Colour number 26 has been called “flesh” in English and “hud” in Danish for 38 years, but when Lisbeth Lauritsen, a Social Democrat city councillor in Aalborg, sent an email pointing out the racist assumptions this entailed, the bead producer did not hesitate to make changes.
Lauritsen said the problem had struck while she was making designs with her children using the beads, which are laid out in a pattern and then fused together with a clothes iron.
“I wondered why it was, when I was making bead designs with my boys, that when they ask for 'flesh colour', they should get a colour that's a shade of light pink,” she told Denmark's TV2. “The racism debate is very current at the moment and I thought it was unjust.”
To her surprise, Hama complied shortly afterwards.
“Hama should not make anyone uncomfortable,” Hama's director, Lene Haaning, told the broadcaster. “Hama is about creative play, fun and learning.
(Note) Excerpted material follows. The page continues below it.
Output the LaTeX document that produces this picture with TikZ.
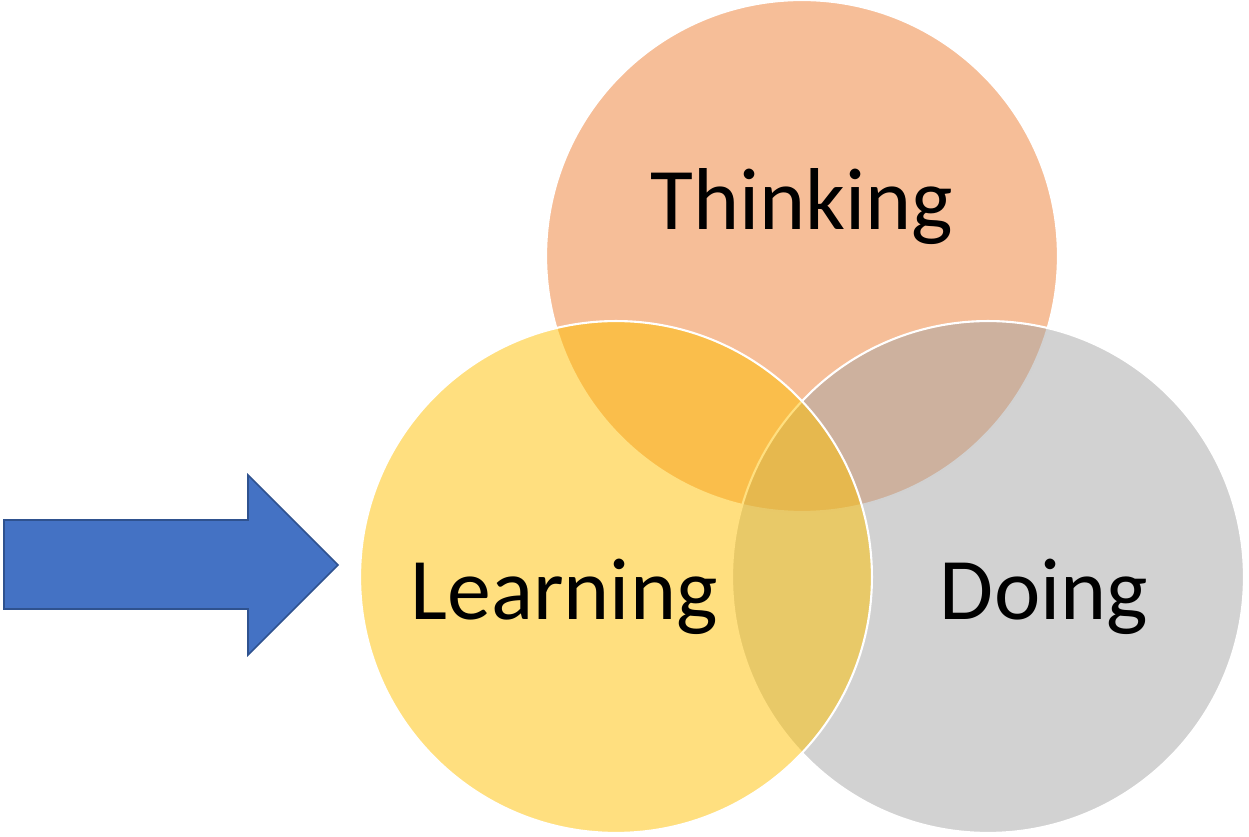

No one should feel offended by it.”
Lauritsen praised Hama in a post on Facebook last week.
“Hama has certainly followed in the debate about #blacklivesmatter and everyday racism, because they responded to my polite email that they will soon change their colour names. Isn't it great when manufacturers take responsibility for more than the design and content of their product. Thank you, Hama.”
Lauritsen told TV2 that such seemingly small changes were important in reducing the so-called 'everyday racism' in society.
“I think we underestimate — those of us with the most common skin tone in Denmark — how much this means to people. It's important to transmit the right values to our children. That's something I feel both as a politician and a mother.”